I did some looking and checking, and found the two-letter codes for the agencies that interested us. (Yes, I could have used the full names in my query, but that would have made it much harder to write and read.)

I used those codes in a loc and lambda combination, allowing me to keep rows for which the lambda function returned True. In this case, the function used str.contains along with a simple regular expression with the two-digit codes.

I should note that I checked a few other methods for doing this, including isin and a string on which I invoked str.split, and also an inline list of strings – and they were actually much slower than the regular expression!

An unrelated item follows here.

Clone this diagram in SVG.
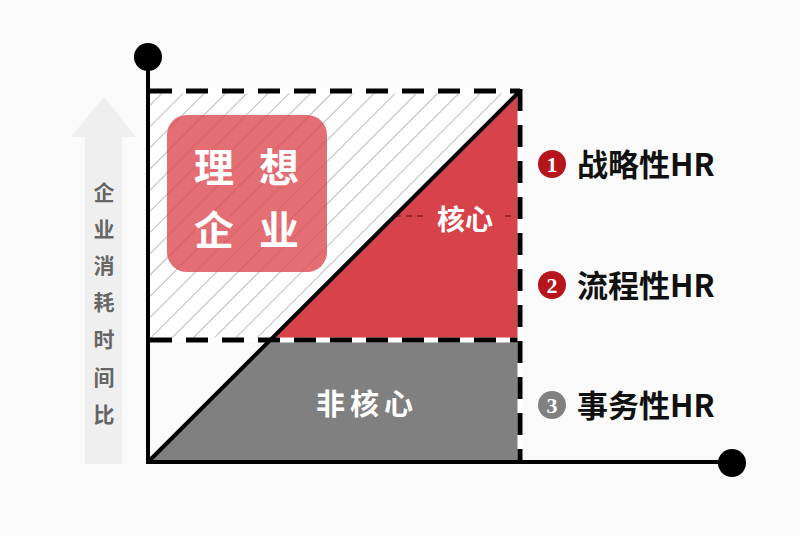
<svg xmlns="http://www.w3.org/2000/svg" width="800" height="536" viewBox="0 0 800 536">
<defs>
<pattern id="hatch" patternUnits="userSpaceOnUse" width="15" height="15" patternTransform="rotate(45)">
<line x1="0" y1="0" x2="0" y2="15" stroke="#aaaaaa" stroke-width="1.6"/>
</pattern>
<style>
.dash{stroke:#000;stroke-width:5;stroke-dasharray:22 14;fill:none}
.under{stroke:#fff;stroke-width:5;fill:none}
.axis{stroke:#000;stroke-width:4;fill:none}
.cn{font-family:"Noto Sans CJK SC","Noto Sans",sans-serif;font-weight:bold}
.lab{font-size:31px;fill:#111}
.num{font-family:"Liberation Serif",serif;font-weight:bold;font-size:22px;fill:#fff;text-anchor:middle}
.vt{font-size:21px;fill:#666;text-anchor:middle}
.big{font-size:40px;fill:#fff;text-anchor:middle}
</style>
</defs>
<rect width="800" height="536" fill="#fafafa"/>
<g id="yaxis-label">
<polygon points="104,97 136,137 122,137 122,464 85,464 85,137 71,137" fill="#efefef"/>
<text class="cn vt" x="104" y="200">企</text>
<text class="cn vt" x="104" y="237">业</text>
<text class="cn vt" x="104" y="273">消</text>
<text class="cn vt" x="104" y="310">耗</text>
<text class="cn vt" x="104" y="347">时</text>
<text class="cn vt" x="104" y="385">间</text>
<text class="cn vt" x="104" y="422">比</text>
</g>
<g id="ideal-area">
<polygon points="148,91 520,91 270,340 148,340" fill="#fff"/>
<polygon points="148,91 520,91 270,340 148,340" fill="url(#hatch)"/>
</g>
<g id="core">
<polygon points="270,340 520,91 520,340" fill="#d7434b"/>
<line x1="395" y1="216" x2="516" y2="216" stroke="#8a1f25" stroke-width="1.5" stroke-dasharray="6 5"/>
<rect x="428" y="198" width="74" height="36" fill="#d7434b"/>
<text class="cn" x="465" y="230" font-size="28" fill="#fff" text-anchor="middle">核心</text>
</g>
<g id="noncore">
<polygon points="148,462 270,340 520,340 520,462" fill="#808080"/>
<text class="cn" x="316" y="415" font-size="29" fill="#fff" letter-spacing="5">非核心</text>
</g>
<g id="ideal-box">
<rect x="167" y="115" width="160" height="157" rx="20" fill="#dc4a50" opacity="0.8"/>
<text class="cn big" x="214" y="182">理</text>
<text class="cn big" x="279" y="182">想</text>
<text class="cn big" x="214" y="245">企</text>
<text class="cn big" x="279" y="245">业</text>
</g>
<g id="connectors">
<line class="under" x1="148" y1="91" x2="520" y2="91"/>
<line class="dash" x1="150" y1="91" x2="520" y2="91"/>
<line class="under" x1="148" y1="340" x2="520" y2="340"/>
<line class="dash" x1="150" y1="340" x2="520" y2="340"/>
<line class="under" x1="520" y1="91" x2="520" y2="462"/>
<line class="dash" x1="520" y1="89" x2="520" y2="462"/>
<line class="axis" x1="148" y1="462" x2="520" y2="91"/>
<line class="axis" x1="148" y1="57" x2="148" y2="464"/>
<line class="axis" x1="146" y1="462" x2="732" y2="462"/>
<circle cx="148" cy="57" r="14" fill="#000"/>
<circle cx="732" cy="463" r="14" fill="#000"/>
</g>
<g id="label1">
<circle cx="552" cy="164" r="14" fill="#b5151b"/>
<text class="num" x="552" y="172">1</text>
<text class="cn lab" x="577" y="176">战略性HR</text>
</g>
<g id="label2">
<circle cx="552" cy="285" r="14" fill="#b5151b"/>
<text class="num" x="552" y="293">2</text>
<text class="cn lab" x="577" y="297">流程性HR</text>
</g>
<g id="label3">
<circle cx="552" cy="405" r="14" fill="#808080"/>
<text class="num" x="552" y="413">3</text>
<text class="cn lab" x="577" y="417">事务性HR</text>
</g>
</svg>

The performance was boosted a bit by passing regex=True, presumably because Pandas didn't need to figure out if the string was a regular expression or not.

Because I only wanted the AGYT column after selecting with loc, I passed that column name as the second argument to loc:

(
    df
    [['AGY', 'AGYT']]
    .dropna(subset='AGY')
    .loc[lambda df_: df_['AGY'].str.contains('EP|CM|ED|DL|HF', regex=True), 'AGYT']
)

Finally, I wanted to know how many rows were in this filtered data set. I invoked pipe , which allows me to invoke a function as part of a method chain. In this case, I could have just passed len as the argument to pipe, but using Marimo's built-in timer of cell execution, I found that passing a lambda that then invoked len on the index was still the fastest:

(
    df
    [['AGY', 'AGYT']]
    .dropna(subset='AGY')
    .loc[lambda df_: df_['AGY'].str.contains('EP|CM|ED|DL|HF', regex=True), 'AGYT']
    .pipe(lambda df_: len(df_.index))
)

This query returned 83,012, which was about 6,000 more people than I totaled from the New York Times report. Why the difference? The federal government is huge, and people are constantly joining and leaving even at the most stable of times. But the last few months have not been particularly stable, with many employees being fired, offered buy-outs, and even leaving of their own accord. Plus, this data is from March, which means that it's already six months out of date.

The numbers are roughly accurate, but to me, at least, this explains the discrepancy.